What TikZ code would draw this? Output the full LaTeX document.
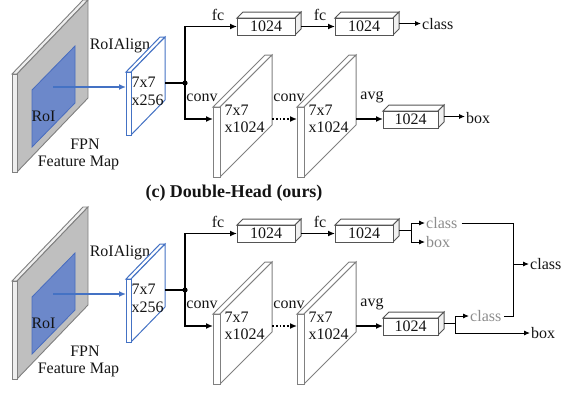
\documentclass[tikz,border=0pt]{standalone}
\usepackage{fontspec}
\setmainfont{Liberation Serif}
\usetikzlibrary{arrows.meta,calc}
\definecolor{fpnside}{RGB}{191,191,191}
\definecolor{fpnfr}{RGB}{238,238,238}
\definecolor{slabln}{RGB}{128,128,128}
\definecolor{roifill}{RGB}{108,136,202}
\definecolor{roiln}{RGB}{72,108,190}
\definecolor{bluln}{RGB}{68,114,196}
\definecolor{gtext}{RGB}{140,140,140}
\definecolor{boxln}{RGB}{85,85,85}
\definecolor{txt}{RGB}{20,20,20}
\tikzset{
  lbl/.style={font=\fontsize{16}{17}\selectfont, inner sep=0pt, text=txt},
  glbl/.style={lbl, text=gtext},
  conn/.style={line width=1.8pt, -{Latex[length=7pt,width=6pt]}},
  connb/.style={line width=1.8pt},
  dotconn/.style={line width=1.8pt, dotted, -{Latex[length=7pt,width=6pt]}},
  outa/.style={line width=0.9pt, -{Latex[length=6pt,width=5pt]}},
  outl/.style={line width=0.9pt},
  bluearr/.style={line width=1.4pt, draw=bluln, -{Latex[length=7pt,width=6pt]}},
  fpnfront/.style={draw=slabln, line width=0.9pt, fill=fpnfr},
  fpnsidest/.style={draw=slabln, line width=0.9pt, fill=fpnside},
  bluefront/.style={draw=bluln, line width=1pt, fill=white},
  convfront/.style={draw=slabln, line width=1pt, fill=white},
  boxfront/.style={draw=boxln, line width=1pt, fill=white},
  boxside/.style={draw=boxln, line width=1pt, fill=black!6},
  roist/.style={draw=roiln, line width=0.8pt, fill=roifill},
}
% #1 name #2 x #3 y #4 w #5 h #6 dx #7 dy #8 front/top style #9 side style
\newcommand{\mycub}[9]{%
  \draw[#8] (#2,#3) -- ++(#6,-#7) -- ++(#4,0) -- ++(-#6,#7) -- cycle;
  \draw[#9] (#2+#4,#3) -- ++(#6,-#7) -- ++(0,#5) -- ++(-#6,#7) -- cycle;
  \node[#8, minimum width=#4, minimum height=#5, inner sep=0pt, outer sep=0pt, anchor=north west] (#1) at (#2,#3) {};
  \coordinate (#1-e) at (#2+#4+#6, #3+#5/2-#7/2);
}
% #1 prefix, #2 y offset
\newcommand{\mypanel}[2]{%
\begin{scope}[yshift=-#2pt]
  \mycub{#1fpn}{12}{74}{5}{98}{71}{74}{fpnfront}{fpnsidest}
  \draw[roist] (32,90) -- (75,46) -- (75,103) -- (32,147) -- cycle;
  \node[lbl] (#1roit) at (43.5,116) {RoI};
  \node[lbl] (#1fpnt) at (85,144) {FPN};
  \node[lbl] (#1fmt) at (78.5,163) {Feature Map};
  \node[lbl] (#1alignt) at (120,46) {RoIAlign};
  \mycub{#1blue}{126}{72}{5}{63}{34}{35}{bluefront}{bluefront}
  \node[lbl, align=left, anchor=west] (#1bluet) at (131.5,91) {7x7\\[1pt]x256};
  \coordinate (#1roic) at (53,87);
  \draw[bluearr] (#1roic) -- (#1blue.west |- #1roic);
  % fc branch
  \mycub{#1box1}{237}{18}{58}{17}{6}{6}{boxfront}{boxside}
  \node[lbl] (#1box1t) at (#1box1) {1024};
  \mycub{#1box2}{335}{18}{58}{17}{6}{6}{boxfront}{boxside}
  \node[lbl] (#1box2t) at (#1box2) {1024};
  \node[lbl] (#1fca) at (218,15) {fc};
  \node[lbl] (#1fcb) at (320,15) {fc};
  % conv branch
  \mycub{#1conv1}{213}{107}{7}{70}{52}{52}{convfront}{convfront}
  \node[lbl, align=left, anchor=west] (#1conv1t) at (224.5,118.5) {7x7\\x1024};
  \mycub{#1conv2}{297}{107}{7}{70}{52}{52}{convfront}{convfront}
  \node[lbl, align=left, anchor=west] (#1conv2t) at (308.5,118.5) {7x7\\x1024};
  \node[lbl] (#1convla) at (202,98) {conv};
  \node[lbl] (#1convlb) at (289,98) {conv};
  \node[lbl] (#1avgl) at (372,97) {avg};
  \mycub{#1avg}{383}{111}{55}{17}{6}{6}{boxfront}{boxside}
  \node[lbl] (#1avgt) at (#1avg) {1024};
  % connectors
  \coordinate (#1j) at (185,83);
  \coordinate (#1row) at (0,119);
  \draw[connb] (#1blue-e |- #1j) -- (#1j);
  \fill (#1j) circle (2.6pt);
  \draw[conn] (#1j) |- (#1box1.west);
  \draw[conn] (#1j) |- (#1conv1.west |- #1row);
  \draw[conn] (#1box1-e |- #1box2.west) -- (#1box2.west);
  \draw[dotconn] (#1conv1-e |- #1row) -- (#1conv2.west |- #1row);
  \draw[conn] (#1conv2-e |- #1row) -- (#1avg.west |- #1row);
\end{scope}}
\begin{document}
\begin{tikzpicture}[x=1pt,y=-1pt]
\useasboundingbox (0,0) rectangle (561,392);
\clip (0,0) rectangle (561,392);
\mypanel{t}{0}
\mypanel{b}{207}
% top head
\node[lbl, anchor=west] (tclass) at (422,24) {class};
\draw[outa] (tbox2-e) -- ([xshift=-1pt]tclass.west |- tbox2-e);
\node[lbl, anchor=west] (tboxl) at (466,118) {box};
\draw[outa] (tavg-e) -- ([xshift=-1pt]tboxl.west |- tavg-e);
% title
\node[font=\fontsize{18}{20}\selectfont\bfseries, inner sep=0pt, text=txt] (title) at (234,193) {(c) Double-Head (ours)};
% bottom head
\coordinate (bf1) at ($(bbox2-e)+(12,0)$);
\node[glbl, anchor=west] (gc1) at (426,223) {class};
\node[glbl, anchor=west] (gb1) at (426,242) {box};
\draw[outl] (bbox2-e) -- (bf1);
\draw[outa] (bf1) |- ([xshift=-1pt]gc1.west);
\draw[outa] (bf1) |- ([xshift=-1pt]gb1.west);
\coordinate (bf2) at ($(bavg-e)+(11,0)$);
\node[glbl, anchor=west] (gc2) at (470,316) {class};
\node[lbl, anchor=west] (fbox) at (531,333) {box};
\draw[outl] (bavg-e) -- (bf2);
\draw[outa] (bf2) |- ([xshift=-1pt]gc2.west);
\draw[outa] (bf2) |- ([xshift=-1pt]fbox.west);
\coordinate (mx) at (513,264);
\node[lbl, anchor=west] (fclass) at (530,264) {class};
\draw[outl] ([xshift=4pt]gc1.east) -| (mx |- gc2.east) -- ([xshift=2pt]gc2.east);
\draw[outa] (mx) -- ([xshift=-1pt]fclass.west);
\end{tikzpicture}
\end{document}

# # # # # # #

Leave the pictures out and copy the rest of the data exactly.

__Output of the exercise__
What TikZ code would draw this? Output the full LaTeX document.
\documentclass[tikz,border=0pt]{standalone}
\usepackage{fontspec}
\setmainfont{Liberation Serif}
\usetikzlibrary{arrows.meta,calc}
\definecolor{fpnside}{RGB}{191,191,191}
\definecolor{fpnfr}{RGB}{238,238,238}
\definecolor{slabln}{RGB}{128,128,128}
\definecolor{roifill}{RGB}{108,136,202}
\definecolor{roiln}{RGB}{72,108,190}
\definecolor{bluln}{RGB}{68,114,196}
\definecolor{gtext}{RGB}{140,140,140}
\definecolor{boxln}{RGB}{85,85,85}
\definecolor{txt}{RGB}{20,20,20}
\tikzset{
  lbl/.style={font=\fontsize{16}{17}\selectfont, inner sep=0pt, text=txt},
  glbl/.style={lbl, text=gtext},
  conn/.style={line width=1.8pt, -{Latex[length=7pt,width=6pt]}},
  connb/.style={line width=1.8pt},
  dotconn/.style={line width=1.8pt, dotted, -{Latex[length=7pt,width=6pt]}},
  outa/.style={line width=0.9pt, -{Latex[length=6pt,width=5pt]}},
  outl/.style={line width=0.9pt},
  bluearr/.style={line width=1.4pt, draw=bluln, -{Latex[length=7pt,width=6pt]}},
  fpnfront/.style={draw=slabln, line width=0.9pt, fill=fpnfr},
  fpnsidest/.style={draw=slabln, line width=0.9pt, fill=fpnside},
  bluefront/.style={draw=bluln, line width=1pt, fill=white},
  convfront/.style={draw=slabln, line width=1pt, fill=white},
  boxfront/.style={draw=boxln, line width=1pt, fill=white},
  boxside/.style={draw=boxln, line width=1pt, fill=black!6},
  roist/.style={draw=roiln, line width=0.8pt, fill=roifill},
}
% #1 name #2 x #3 y #4 w #5 h #6 dx #7 dy #8 front/top style #9 side style
\newcommand{\mycub}[9]{%
  \draw[#8] (#2,#3) -- ++(#6,-#7) -- ++(#4,0) -- ++(-#6,#7) -- cycle;
  \draw[#9] (#2+#4,#3) -- ++(#6,-#7) -- ++(0,#5) -- ++(-#6,#7) -- cycle;
  \node[#8, minimum width=#4, minimum height=#5, inner sep=0pt, outer sep=0pt, anchor=north west] (#1) at (#2,#3) {};
  \coordinate (#1-e) at (#2+#4+#6, #3+#5/2-#7/2);
}
% #1 prefix, #2 y offset
\newcommand{\mypanel}[2]{%
\begin{scope}[yshift=-#2pt]
  \mycub{#1fpn}{12}{74}{5}{98}{71}{74}{fpnfront}{fpnsidest}
  \draw[roist] (32,90) -- (75,46) -- (75,103) -- (32,147) -- cycle;
  \node[lbl] (#1roit) at (43.5,116) {RoI};
  \node[lbl] (#1fpnt) at (85,144) {FPN};
  \node[lbl] (#1fmt) at (78.5,163) {Feature Map};
  \node[lbl] (#1alignt) at (120,46) {RoIAlign};
  \mycub{#1blue}{126}{72}{5}{63}{34}{35}{bluefront}{bluefront}
  \node[lbl, align=left, anchor=west] (#1bluet) at (131.5,91) {7x7\\[1pt]x256};
  \coordinate (#1roic) at (53,87);
  \draw[bluearr] (#1roic) -- (#1blue.west |- #1roic);
  % fc branch
  \mycub{#1box1}{237}{18}{58}{17}{6}{6}{boxfront}{boxside}
  \node[lbl] (#1box1t) at (#1box1) {1024};
  \mycub{#1box2}{335}{18}{58}{17}{6}{6}{boxfront}{boxside}
  \node[lbl] (#1box2t) at (#1box2) {1024};
  \node[lbl] (#1fca) at (218,15) {fc};
  \node[lbl] (#1fcb) at (320,15) {fc};
  % conv branch
  \mycub{#1conv1}{213}{107}{7}{70}{52}{52}{convfront}{convfront}
  \node[lbl, align=left, anchor=west] (#1conv1t) at (224.5,118.5) {7x7\\x1024};
  \mycub{#1conv2}{297}{107}{7}{70}{52}{52}{convfront}{convfront}
  \node[lbl, align=left, anchor=west] (#1conv2t) at (308.5,118.5) {7x7\\x1024};
  \node[lbl] (#1convla) at (202,98) {conv};
  \node[lbl] (#1convlb) at (289,98) {conv};
  \node[lbl] (#1avgl) at (372,97) {avg};
  \mycub{#1avg}{383}{111}{55}{17}{6}{6}{boxfront}{boxside}
  \node[lbl] (#1avgt) at (#1avg) {1024};
  % connectors
  \coordinate (#1j) at (185,83);
  \coordinate (#1row) at (0,119);
  \draw[connb] (#1blue-e |- #1j) -- (#1j);
  \fill (#1j) circle (2.6pt);
  \draw[conn] (#1j) |- (#1box1.west);
  \draw[conn] (#1j) |- (#1conv1.west |- #1row);
  \draw[conn] (#1box1-e |- #1box2.west) -- (#1box2.west);
  \draw[dotconn] (#1conv1-e |- #1row) -- (#1conv2.west |- #1row);
  \draw[conn] (#1conv2-e |- #1row) -- (#1avg.west |- #1row);
\end{scope}}
\begin{document}
\begin{tikzpicture}[x=1pt,y=-1pt]
\useasboundingbox (0,0) rectangle (561,392);
\clip (0,0) rectangle (561,392);
\mypanel{t}{0}
\mypanel{b}{207}
% top head
\node[lbl, anchor=west] (tclass) at (422,24) {class};
\draw[outa] (tbox2-e) -- ([xshift=-1pt]tclass.west |- tbox2-e);
\node[lbl, anchor=west] (tboxl) at (466,118) {box};
\draw[outa] (tavg-e) -- ([xshift=-1pt]tboxl.west |- tavg-e);
% title
\node[font=\fontsize{18}{20}\selectfont\bfseries, inner sep=0pt, text=txt] (title) at (234,193) {(c) Double-Head (ours)};
% bottom head
\coordinate (bf1) at ($(bbox2-e)+(12,0)$);
\node[glbl, anchor=west] (gc1) at (426,223) {class};
\node[glbl, anchor=west] (gb1) at (426,242) {box};
\draw[outl] (bbox2-e) -- (bf1);
\draw[outa] (bf1) |- ([xshift=-1pt]gc1.west);
\draw[outa] (bf1) |- ([xshift=-1pt]gb1.west);
\coordinate (bf2) at ($(bavg-e)+(11,0)$);
\node[glbl, anchor=west] (gc2) at (470,316) {class};
\node[lbl, anchor=west] (fbox) at (531,333) {box};
\draw[outl] (bavg-e) -- (bf2);
\draw[outa] (bf2) |- ([xshift=-1pt]gc2.west);
\draw[outa] (bf2) |- ([xshift=-1pt]fbox.west);
\coordinate (mx) at (513,264);
\node[lbl, anchor=west] (fclass) at (530,264) {class};
\draw[outl] ([xshift=4pt]gc1.east) -| (mx |- gc2.east) -- ([xshift=2pt]gc2.east);
\draw[outa] (mx) -- ([xshift=-1pt]fclass.west);
\end{tikzpicture}
\end{document}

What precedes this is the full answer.